To bystanders like us, it seems as if the world is becoming increasingly uncertain. While unsettling, it may also mean that insurance companies are positioned to profit. Dr. Hermann Stern shares this opinion, so he looked for an insurance company to invest in, used the Obermatt Filter to find an XX-Large company and discovered Vienna Insurance Group. We’re bringing you his findings.
PRO: These three points speak for a buy:
- Very good Obermatt ranks. The 360° View for Vienna Insurance Group is 99, which makes the company a better overall performer than almost all of its European competitors. Its Sentiment Rank is 100: the market approves of the company.
- As we already noted in previous blogs, investing in insurance companies helps reduce the risks of the entire portfolio, as these companies generally don’t follow the performance of the entire stock market.
- Vienna Insurance Group, as one of the largest insurers operating in Ukraine, will fast track access to foreign reinsurance capacity once reparations are possible, according to a recent statement.

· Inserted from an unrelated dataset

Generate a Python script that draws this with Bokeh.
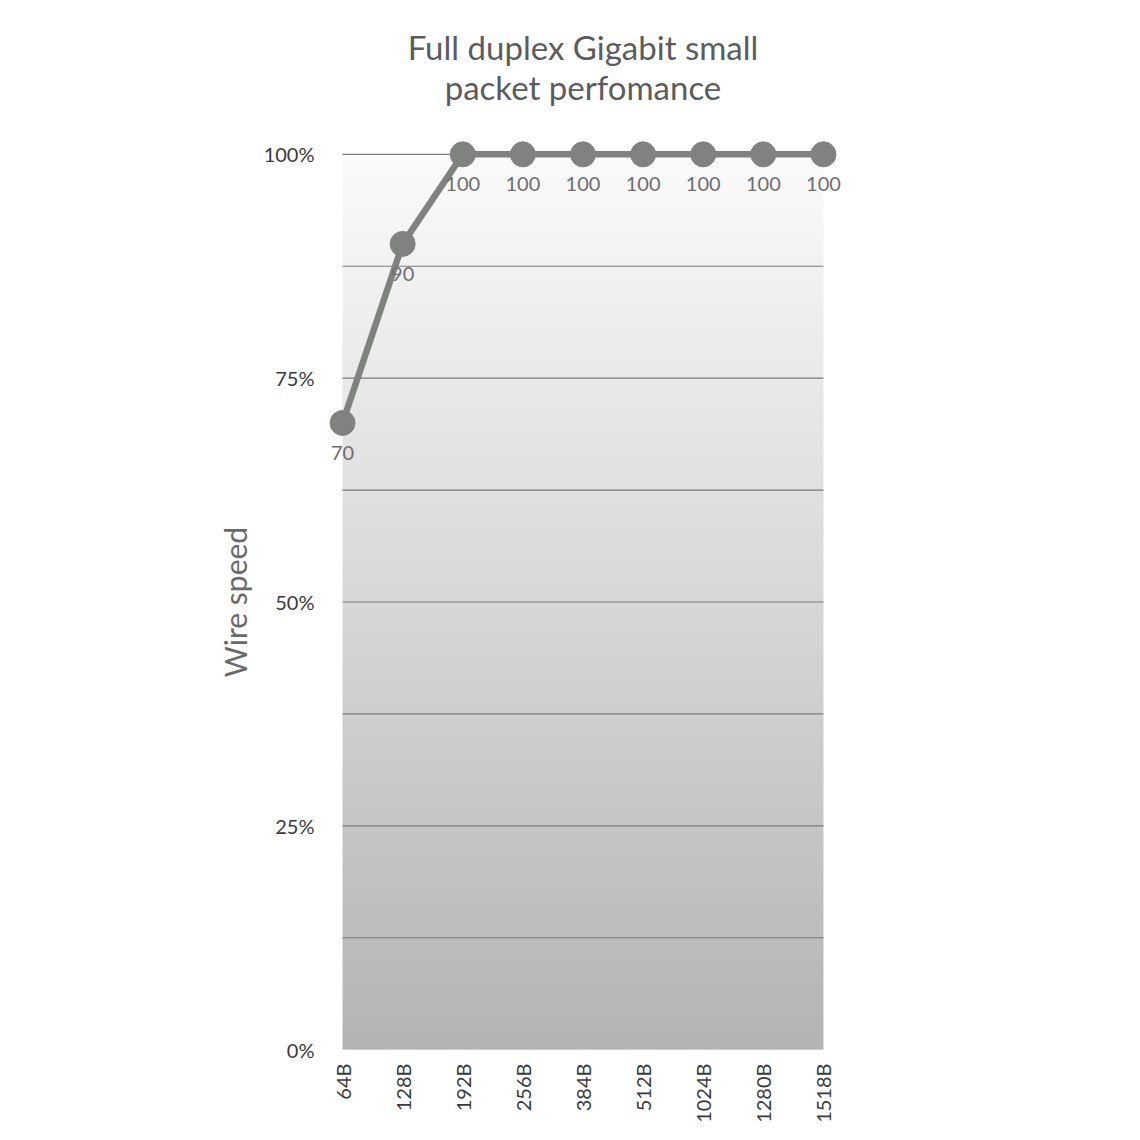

CONTRA: These three points argue against it:
- Somewhat worse Growth and Safety ranks due to lower Leverage and Profit Growth ranks.
- A Combined Rank of 37 means that Vienna Insurance Group has a worse financial performance than 63% of its European peers. We aren’t worried though, as its 360° View shows a different picture and it makes us confident.
- As a change in top management is happening this month, it may not be the best moment to invest. On the other hand, the new CEO has been a long-running deputy CEO and a member of the managing board, so we don’t expect to see major changes.
Dr. Stern looked through all of the pros and cons and decided he wanted to buy VIG for his portfolio and our analysis supports this decision.